Charlotte Native Serves With Navy Combat Ship Squadron

by Rick Burke, Navy Office of Community Outreach

SAN DIEGO - A 2006 David W. Butler High School graduate and Charlotte, North Carolina, native is serving in the U.S. Navy as part of the staff assigned to Commander, Littoral Combat Ship Squadron One (COMLCSRON ONE) supporting the country’s most versatile combat ships.

Petty Officer 1st Class Nicholas Sookbir is a gas turbine systems technician (electrical) serving with Commander, Littoral Combat Ship Squadron One based in San Diego, California.

A Navy gas turbine systems technician operates, repairs and performs maintenance on electrical components of gas turbine engines, main propulsion machinery, auxiliary equipment, propulsion control systems, and assigned electrical and electronic circuitry.

"What I enjoy most is the team camaraderie," Sookbir said. "Coming from a smaller ship you always like that tight knit group of people that is just like family. That’s what the LCSRON combined engineering team is like. You are with family everyday on the ship from sunrise to sunset. You are out there working together, enduring the same pain and training sailors. It’s frustrating at times because teaching someone is not always what it’s cracked up to be, but being there to see the progression of these young sailors makes you feel proud about what you do."

Sookbir credits success in the Navy to many of the lessons learned in Charlotte.

"I was born in Trinidad and Tobago and moved to the U.S. when I was two years old," Sookbir said. "Being an immigrant, growing up under my family’s values and coming from poverty brought me a long way. I learned the value of a dollar and the value of hard work and how they both pay off. My dad came here with just me, my sister and my mom, with nothing but one backpack full of clothes. He made it so far, and now owns a landscaping business and is very successful and my mom owns her own hair salon. Our family is a bunch of entrepreneurs and now, both my brother-in-law and I are in the military, doing very well for ourselves.”

The mission of COMLCSRON ONE is to oversee training, maintenance, manning and certification of LCS crews and ships to provide combatant commanders with flexible, agile and lethal assets able to operate effectively in the littoral environment.

LCS technological benefits allow for swapping mission packages quickly, meaning sailors can support multiple missions, such as surface warfare, mine warfare, or anti-submarine warfare. Designed to defeat threats such as mines, quiet diesel submarines and fast surface craft, littoral combat ships are a bold departure from traditional Navy shipbuilding programs. The LCS sustainment strategy was developed to take into account the unique design and manning of LCS and its associated mission modules.

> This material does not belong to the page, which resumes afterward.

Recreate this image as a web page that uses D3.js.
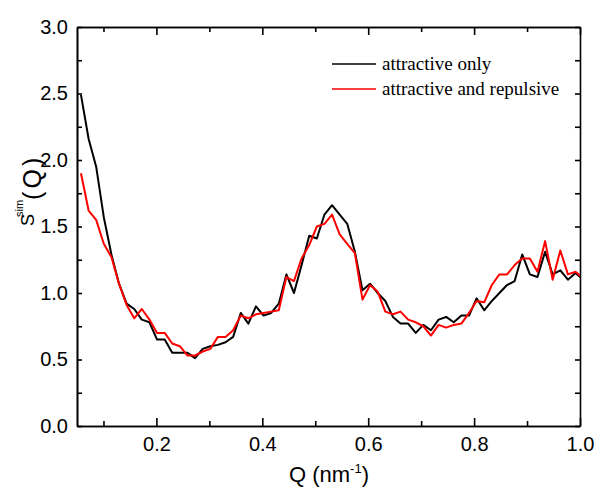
<!DOCTYPE html>
<html>
<head>
<meta charset="utf-8">
<script src="https://cdn.jsdelivr.net/npm/d3@7"></script>
<style>
  body { margin: 0; background: #fff; }
  svg { display: block; }
  .axis path, .axis line { stroke: #000; stroke-width: 1.6; }
  .axis text { font-family: "Liberation Sans", Arial, sans-serif; font-size: 20px; fill: #000; }
</style>
</head>
<body>
<svg id="chart"></svg>
<script>
// Q values (nm^-1)
const qValues = [0.0575, 0.0719, 0.0862, 0.1006, 0.1150, 0.1293, 0.1437, 0.1581, 0.1724, 0.1868,
  0.2012, 0.2156, 0.2299, 0.2443, 0.2587, 0.2730, 0.2874, 0.3018, 0.3161, 0.3305,
  0.3449, 0.3593, 0.3736, 0.3880, 0.4024, 0.4167, 0.4311, 0.4455, 0.4598, 0.4742,
  0.4886, 0.5030, 0.5173, 0.5317, 0.5461, 0.5604, 0.5748, 0.5892, 0.6035, 0.6179,
  0.6323, 0.6467, 0.6610, 0.6754, 0.6898, 0.7041, 0.7185, 0.7329, 0.7472, 0.7616,
  0.7760, 0.7904, 0.8047, 0.8191, 0.8335, 0.8478, 0.8622, 0.8766, 0.8909, 0.9053,
  0.9197, 0.9341, 0.9484, 0.9628, 0.9772, 0.9915, 1.0059];

const attractiveOnly = [2.49, 2.16, 1.95, 1.57, 1.29, 1.07, 0.92, 0.88, 0.80, 0.78,
  0.65, 0.65, 0.55, 0.55, 0.55, 0.51, 0.58, 0.60, 0.61, 0.63,
  0.67, 0.85, 0.77, 0.90, 0.83, 0.85, 0.92, 1.14, 1.00, 1.21,
  1.43, 1.41, 1.59, 1.66, 1.59, 1.52, 1.31, 1.02, 1.07, 1.00,
  0.94, 0.82, 0.77, 0.77, 0.70, 0.76, 0.72, 0.80, 0.82, 0.78,
  0.83, 0.83, 0.96, 0.87, 0.94, 1.00, 1.06, 1.09, 1.29, 1.14,
  1.12, 1.31, 1.14, 1.17, 1.10, 1.15, 1.10];

const attractiveRepulsive = [1.90, 1.62, 1.55, 1.37, 1.27, 1.07, 0.91, 0.81, 0.88, 0.80,
  0.70, 0.70, 0.62, 0.60, 0.53, 0.53, 0.56, 0.58, 0.67, 0.67,
  0.72, 0.83, 0.81, 0.84, 0.85, 0.86, 0.87, 1.12, 1.09, 1.26,
  1.36, 1.50, 1.52, 1.59, 1.44, 1.37, 1.30, 0.95, 1.06, 1.01,
  0.86, 0.84, 0.86, 0.80, 0.78, 0.75, 0.68, 0.76, 0.74, 0.76,
  0.77, 0.85, 0.94, 0.93, 1.06, 1.14, 1.14, 1.21, 1.26, 1.26,
  1.16, 1.39, 1.10, 1.32, 1.14, 1.16, 1.11];

const seriesNames = ["attractive only", "attractive and repulsive"];
const seriesColors = ["#000000", "#ff0000"];

const xTicks = [0.2, 0.4, 0.6, 0.8, 1.0];
const xMinorTicks = [0.1, 0.3, 0.5, 0.7, 0.9];
const yTicks = [0.0, 0.5, 1.0, 1.5, 2.0, 2.5, 3.0];
const yMinorTicks = [0.25, 0.75, 1.25, 1.75, 2.25, 2.75];

const totalWidth = 597, totalHeight = 489;
const margin = {top: 27, right: 17, bottom: 63, left: 77};
const width = totalWidth - margin.left - margin.right;
const height = totalHeight - margin.top - margin.bottom;

const svg = d3.select("#chart")
    .attr("width", totalWidth)
    .attr("height", totalHeight);

const g = svg.append("g")
    .attr("transform", "translate(" + margin.left + "," + margin.top + ")");

const x = d3.scaleLinear().domain([0.05, 1.0]).range([0, width]);
const y = d3.scaleLinear().domain([0, 3.0]).range([height, 0]);

g.append("clipPath").attr("id", "plotclip")
    .append("rect").attr("width", width).attr("height", height);

// axes, ticks pointing inward
g.append("g").attr("class", "axis")
    .attr("transform", "translate(0," + height + ")")
    .call(d3.axisBottom(x).tickValues(xTicks).tickFormat(d3.format(".1f"))
        .tickSizeInner(-8).tickSizeOuter(0).tickPadding(11));
g.append("g").attr("class", "axis")
    .attr("transform", "translate(0," + height + ")")
    .call(d3.axisBottom(x).tickValues(xMinorTicks).tickFormat("")
        .tickSizeInner(-5).tickSizeOuter(0));
g.append("g").attr("class", "axis")
    .call(d3.axisTop(x).tickValues(xTicks).tickFormat("")
        .tickSizeInner(-8).tickSizeOuter(0));
g.append("g").attr("class", "axis")
    .call(d3.axisTop(x).tickValues(xMinorTicks).tickFormat("")
        .tickSizeInner(-5).tickSizeOuter(0));

g.append("g").attr("class", "axis")
    .call(d3.axisLeft(y).tickValues(yTicks).tickFormat(d3.format(".1f"))
        .tickSizeInner(-5).tickSizeOuter(0).tickPadding(9));
g.append("g").attr("class", "axis")
    .call(d3.axisLeft(y).tickValues(yMinorTicks).tickFormat("")
        .tickSizeInner(-5).tickSizeOuter(0));
g.append("g").attr("class", "axis")
    .attr("transform", "translate(" + width + ",0)")
    .call(d3.axisRight(y).tickValues(yTicks.concat(yMinorTicks)).tickFormat("")
        .tickSizeInner(-5).tickSizeOuter(0));

// lines
const line = d3.line()
    .x(function (d) { return x(d[0]); })
    .y(function (d) { return y(d[1]); });

[attractiveOnly, attractiveRepulsive].forEach(function (vals, i) {
    g.append("path")
        .datum(qValues.map(function (q, k) { return [q, vals[k]]; }))
        .attr("clip-path", "url(#plotclip)")
        .attr("fill", "none")
        .attr("stroke", seriesColors[i])
        .attr("stroke-width", 2)
        .attr("stroke-linejoin", "round")
        .attr("d", line);
});

// legend
const legend = g.append("g")
    .attr("transform", "translate(" + (332 - margin.left) + "," + (64 - margin.top) + ")");
seriesNames.forEach(function (name, i) {
    legend.append("line")
        .attr("x1", 0).attr("x2", 44)
        .attr("y1", i * 25).attr("y2", i * 25)
        .attr("stroke", seriesColors[i])
        .attr("stroke-width", 1.6);
    legend.append("text")
        .attr("x", 50).attr("y", i * 25 + 6)
        .attr("font-family", "'Liberation Serif', 'Times New Roman', serif")
        .attr("font-size", 19)
        .text(name);
});

// axis titles
const xTitle = svg.append("text")
    .attr("x", 329).attr("y", 482)
    .attr("text-anchor", "middle")
    .attr("font-family", "'Liberation Sans', Arial, sans-serif")
    .attr("font-size", 22);
xTitle.append("tspan").text("Q (nm");
xTitle.append("tspan").attr("font-size", 13).attr("dy", -9).text("-1");
xTitle.append("tspan").attr("dy", 9).text(")");

// the S, the superscript and (Q) sit a bit apart in the original
const yTitle = svg.append("text")
    .attr("transform", "translate(34,226) rotate(-90)")
    .attr("font-family", "'Liberation Sans', Arial, sans-serif")
    .attr("font-size", 18);
yTitle.append("tspan").text("S");
yTitle.append("tspan").attr("font-size", 11).attr("dx", -3).attr("dy", -11).text("sim");
yTitle.append("tspan").attr("font-size", 25).attr("dy", 18)
    .style("letter-spacing", "3px").text("(Q)");
</script>
</body>
</html>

Though there are many ways for sailors to earn distinction in their command, community, and career, Sookbir is most proud of receiving his qualification for Engineering Officer Of the Watch as a petty officer second class.

"I am most proud of the EOOW because the commanding officer would only let chief petty officers and above earn this qualification," Sookbir said. "Then they let one petty officer first class get it, and they never had their eyes on any petty officer second class until I proved that I was competent and trustworthy enough. It takes a great deal of respect for a CO to award an EOOW to a second class because as an EOOW, you’re one of only three people running the ship when the CO is sleeping. The three Battle “E”s are important because they represent the team work, sacrifice and effort that the crew puts together in order to be one of the best ships in the Navy."

"GSE1 is a mission focused and career-minded sailor that carries himself above his pay grade," said Senior Chief Machinist's Mate Dewayne C. Johnson, Maintenance/Material Readiness departmental leading chief petty officer. "He makes my job as a leader easy."

Sookbir has military ties with family members who are serving and is honored to be the first to carry on the family tradition.

"I am the first one from the family in the military, but my brother in law joined shortly after me," Sookbir said. "I met my brother-in-law at church before we were both in the Navy and before he married my sister. I was the influence for him joining the Navy and he is now a petty officer first class. I joined when my mother cut hair for a Navy recruiter, she introduced me to him after I expressed interest in joining."

"The biggest influence since I have joined the Navy has been my mentor GSCS Landry," Sookbir added. "He is my biggest supporter and he taught me almost everything I know. We worked together on USS Simpson where he was my chief, and on USS Farragut, where he was my top engineer."

As a member of one of the U.S. Navy’s most relied upon assets, Sookbir provides a critical component of the Navy the nation needs.

"There is no other job that is going to have the type of family bond with your co-workers, that you have in the Navy," Sookbir said. "No other job will take you to the places that I have been to. I am just in awe at everything the Navy does for its sailors. The Navy does require you to make sacrifices but it pays off in the end."